OBJECTIVE: Will you output the lines between the ones holding "Output the Python" and "2.2, 2.4, 2.6]", inclusive, exactly as they stand, and only those lines, with the pictures left out?

******

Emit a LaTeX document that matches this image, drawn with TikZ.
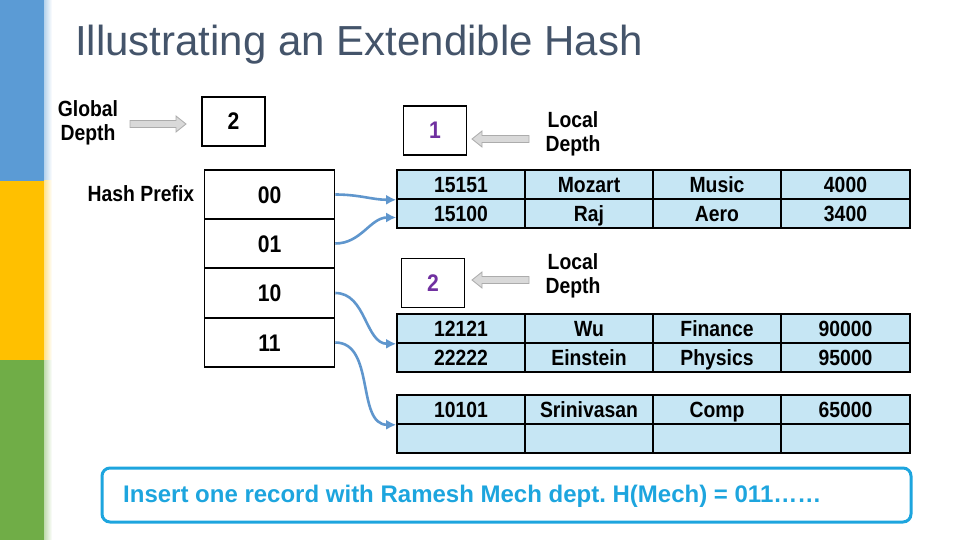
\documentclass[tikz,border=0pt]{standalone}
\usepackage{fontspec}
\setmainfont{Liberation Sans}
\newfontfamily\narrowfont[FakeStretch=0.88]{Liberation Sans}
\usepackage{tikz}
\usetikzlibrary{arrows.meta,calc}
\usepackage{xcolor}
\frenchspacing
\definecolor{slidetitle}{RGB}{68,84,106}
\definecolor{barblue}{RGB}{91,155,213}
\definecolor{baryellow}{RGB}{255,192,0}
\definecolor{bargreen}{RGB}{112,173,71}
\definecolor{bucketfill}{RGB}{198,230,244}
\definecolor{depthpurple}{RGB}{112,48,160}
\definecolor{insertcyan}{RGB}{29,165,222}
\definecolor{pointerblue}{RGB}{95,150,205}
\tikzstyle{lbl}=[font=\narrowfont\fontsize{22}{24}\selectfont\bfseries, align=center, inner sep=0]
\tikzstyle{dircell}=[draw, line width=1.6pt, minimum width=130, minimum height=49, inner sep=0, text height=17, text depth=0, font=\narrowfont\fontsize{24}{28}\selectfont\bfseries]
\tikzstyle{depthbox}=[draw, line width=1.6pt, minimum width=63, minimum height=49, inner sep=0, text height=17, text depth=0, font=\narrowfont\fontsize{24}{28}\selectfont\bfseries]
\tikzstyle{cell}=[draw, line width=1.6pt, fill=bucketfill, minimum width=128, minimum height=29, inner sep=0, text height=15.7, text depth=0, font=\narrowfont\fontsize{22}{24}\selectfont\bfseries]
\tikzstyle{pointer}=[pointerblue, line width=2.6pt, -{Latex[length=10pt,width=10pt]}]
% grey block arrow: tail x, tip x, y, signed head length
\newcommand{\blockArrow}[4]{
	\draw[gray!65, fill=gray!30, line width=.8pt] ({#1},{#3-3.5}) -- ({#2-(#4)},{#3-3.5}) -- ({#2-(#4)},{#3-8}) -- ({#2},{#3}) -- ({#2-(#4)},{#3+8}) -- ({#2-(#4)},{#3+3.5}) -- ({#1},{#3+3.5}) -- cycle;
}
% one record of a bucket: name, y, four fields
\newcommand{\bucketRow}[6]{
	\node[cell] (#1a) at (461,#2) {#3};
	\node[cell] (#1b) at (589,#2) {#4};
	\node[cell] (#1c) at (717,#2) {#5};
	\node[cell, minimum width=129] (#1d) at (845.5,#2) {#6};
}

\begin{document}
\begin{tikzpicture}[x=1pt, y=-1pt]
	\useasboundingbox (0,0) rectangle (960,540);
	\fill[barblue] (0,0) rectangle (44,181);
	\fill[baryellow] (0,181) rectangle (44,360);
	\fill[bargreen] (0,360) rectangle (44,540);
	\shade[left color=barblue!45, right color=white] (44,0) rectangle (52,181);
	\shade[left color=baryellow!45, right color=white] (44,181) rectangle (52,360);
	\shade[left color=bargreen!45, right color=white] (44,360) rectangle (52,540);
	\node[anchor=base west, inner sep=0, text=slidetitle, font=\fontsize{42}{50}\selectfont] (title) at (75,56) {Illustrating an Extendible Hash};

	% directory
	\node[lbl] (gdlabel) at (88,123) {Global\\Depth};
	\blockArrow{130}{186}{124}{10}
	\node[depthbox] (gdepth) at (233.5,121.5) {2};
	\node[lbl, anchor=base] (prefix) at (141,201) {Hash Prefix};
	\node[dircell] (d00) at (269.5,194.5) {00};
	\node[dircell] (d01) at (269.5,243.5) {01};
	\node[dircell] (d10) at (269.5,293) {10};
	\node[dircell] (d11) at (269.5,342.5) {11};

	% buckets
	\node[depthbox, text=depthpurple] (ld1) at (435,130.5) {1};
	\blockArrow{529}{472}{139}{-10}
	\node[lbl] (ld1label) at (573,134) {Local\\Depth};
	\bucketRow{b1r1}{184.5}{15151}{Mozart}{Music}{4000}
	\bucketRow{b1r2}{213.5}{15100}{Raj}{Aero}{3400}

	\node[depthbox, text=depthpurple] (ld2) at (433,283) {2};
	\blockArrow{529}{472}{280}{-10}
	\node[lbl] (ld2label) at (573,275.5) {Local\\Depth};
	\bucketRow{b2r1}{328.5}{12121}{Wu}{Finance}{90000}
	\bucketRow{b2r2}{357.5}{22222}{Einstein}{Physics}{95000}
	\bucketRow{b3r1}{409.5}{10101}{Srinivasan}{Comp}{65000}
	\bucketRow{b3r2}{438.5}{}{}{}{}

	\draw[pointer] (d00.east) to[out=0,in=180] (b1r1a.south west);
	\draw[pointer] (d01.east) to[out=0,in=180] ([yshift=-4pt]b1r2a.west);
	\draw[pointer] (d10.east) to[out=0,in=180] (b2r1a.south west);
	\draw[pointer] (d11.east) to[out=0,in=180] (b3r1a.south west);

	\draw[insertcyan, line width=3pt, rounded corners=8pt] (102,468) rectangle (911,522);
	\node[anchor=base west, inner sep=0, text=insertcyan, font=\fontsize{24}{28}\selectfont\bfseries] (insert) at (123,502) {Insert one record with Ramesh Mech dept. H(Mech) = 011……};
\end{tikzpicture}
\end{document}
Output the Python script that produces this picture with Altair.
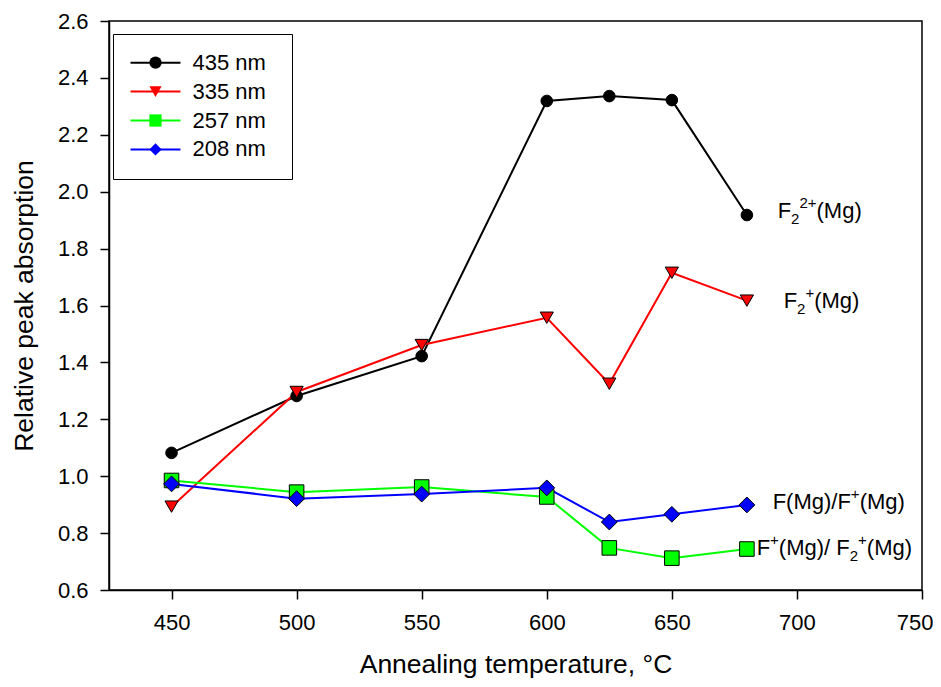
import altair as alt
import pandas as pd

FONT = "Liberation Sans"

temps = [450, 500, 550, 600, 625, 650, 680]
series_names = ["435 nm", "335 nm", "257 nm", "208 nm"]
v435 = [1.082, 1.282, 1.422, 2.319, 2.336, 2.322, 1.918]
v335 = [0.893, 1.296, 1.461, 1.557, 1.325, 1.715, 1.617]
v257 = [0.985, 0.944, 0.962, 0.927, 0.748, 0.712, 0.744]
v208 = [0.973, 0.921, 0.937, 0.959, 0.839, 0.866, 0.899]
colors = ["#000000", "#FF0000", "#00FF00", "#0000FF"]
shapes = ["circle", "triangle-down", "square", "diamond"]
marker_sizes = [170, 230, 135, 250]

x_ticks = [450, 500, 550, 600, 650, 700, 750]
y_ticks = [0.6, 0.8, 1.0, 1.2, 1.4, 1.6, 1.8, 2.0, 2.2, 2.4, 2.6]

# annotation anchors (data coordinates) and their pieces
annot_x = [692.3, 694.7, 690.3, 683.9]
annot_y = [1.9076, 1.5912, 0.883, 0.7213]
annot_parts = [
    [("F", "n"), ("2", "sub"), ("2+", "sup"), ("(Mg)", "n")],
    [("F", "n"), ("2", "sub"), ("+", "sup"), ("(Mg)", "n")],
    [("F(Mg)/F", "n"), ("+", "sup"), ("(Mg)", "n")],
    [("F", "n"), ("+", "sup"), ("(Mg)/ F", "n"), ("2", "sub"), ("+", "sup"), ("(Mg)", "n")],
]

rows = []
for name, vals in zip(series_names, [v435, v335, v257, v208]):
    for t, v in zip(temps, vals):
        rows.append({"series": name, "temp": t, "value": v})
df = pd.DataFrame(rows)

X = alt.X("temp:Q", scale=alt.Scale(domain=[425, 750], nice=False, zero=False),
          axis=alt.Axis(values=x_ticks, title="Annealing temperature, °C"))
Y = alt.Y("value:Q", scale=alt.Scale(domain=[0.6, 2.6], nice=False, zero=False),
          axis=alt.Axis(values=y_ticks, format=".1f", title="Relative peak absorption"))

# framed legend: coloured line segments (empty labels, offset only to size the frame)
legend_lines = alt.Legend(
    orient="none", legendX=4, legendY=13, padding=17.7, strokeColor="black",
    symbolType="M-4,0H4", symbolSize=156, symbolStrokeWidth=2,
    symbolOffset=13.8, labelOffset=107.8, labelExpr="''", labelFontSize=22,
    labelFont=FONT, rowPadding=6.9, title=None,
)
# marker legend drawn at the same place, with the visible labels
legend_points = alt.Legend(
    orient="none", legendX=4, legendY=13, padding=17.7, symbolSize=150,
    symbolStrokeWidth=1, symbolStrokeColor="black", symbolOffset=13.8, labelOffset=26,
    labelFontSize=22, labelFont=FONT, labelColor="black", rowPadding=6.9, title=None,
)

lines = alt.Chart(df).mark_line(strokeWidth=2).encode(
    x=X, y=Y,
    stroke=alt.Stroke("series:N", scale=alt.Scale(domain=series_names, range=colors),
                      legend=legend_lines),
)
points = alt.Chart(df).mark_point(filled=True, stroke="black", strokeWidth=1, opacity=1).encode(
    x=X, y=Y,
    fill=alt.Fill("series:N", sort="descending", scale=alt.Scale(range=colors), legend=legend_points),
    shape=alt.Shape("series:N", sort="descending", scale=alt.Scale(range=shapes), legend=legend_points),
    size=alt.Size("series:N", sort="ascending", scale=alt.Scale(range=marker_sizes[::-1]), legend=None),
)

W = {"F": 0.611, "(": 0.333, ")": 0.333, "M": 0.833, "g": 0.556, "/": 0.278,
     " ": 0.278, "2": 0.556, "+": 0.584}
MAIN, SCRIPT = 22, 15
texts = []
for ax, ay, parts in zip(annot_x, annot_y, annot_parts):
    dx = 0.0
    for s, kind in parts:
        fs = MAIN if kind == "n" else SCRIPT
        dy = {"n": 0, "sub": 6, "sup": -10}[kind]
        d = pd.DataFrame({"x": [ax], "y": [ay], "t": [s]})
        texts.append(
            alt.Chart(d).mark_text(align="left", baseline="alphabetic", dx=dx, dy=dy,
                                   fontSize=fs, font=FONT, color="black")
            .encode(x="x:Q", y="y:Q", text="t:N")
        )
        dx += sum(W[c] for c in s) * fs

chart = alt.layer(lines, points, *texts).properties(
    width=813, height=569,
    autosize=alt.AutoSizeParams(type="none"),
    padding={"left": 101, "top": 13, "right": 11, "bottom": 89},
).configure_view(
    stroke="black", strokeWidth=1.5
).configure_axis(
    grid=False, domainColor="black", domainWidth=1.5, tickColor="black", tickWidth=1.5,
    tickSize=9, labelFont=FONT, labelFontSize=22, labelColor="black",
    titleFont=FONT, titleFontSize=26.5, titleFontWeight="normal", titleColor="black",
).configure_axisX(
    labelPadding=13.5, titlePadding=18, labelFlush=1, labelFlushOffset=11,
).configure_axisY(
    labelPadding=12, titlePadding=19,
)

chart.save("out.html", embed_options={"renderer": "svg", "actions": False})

******

TASK RESPONSE:
Output the Python script that produces this picture with Altair.
import altair as alt
import pandas as pd

FONT = "Liberation Sans"

temps = [450, 500, 550, 600, 625, 650, 680]
series_names = ["435 nm", "335 nm", "257 nm", "208 nm"]
v435 = [1.082, 1.282, 1.422, 2.319, 2.336, 2.322, 1.918]
v335 = [0.893, 1.296, 1.461, 1.557, 1.325, 1.715, 1.617]
v257 = [0.985, 0.944, 0.962, 0.927, 0.748, 0.712, 0.744]
v208 = [0.973, 0.921, 0.937, 0.959, 0.839, 0.866, 0.899]
colors = ["#000000", "#FF0000", "#00FF00", "#0000FF"]
shapes = ["circle", "triangle-down", "square", "diamond"]
marker_sizes = [170, 230, 135, 250]

x_ticks = [450, 500, 550, 600, 650, 700, 750]
y_ticks = [0.6, 0.8, 1.0, 1.2, 1.4, 1.6, 1.8, 2.0, 2.2, 2.4, 2.6]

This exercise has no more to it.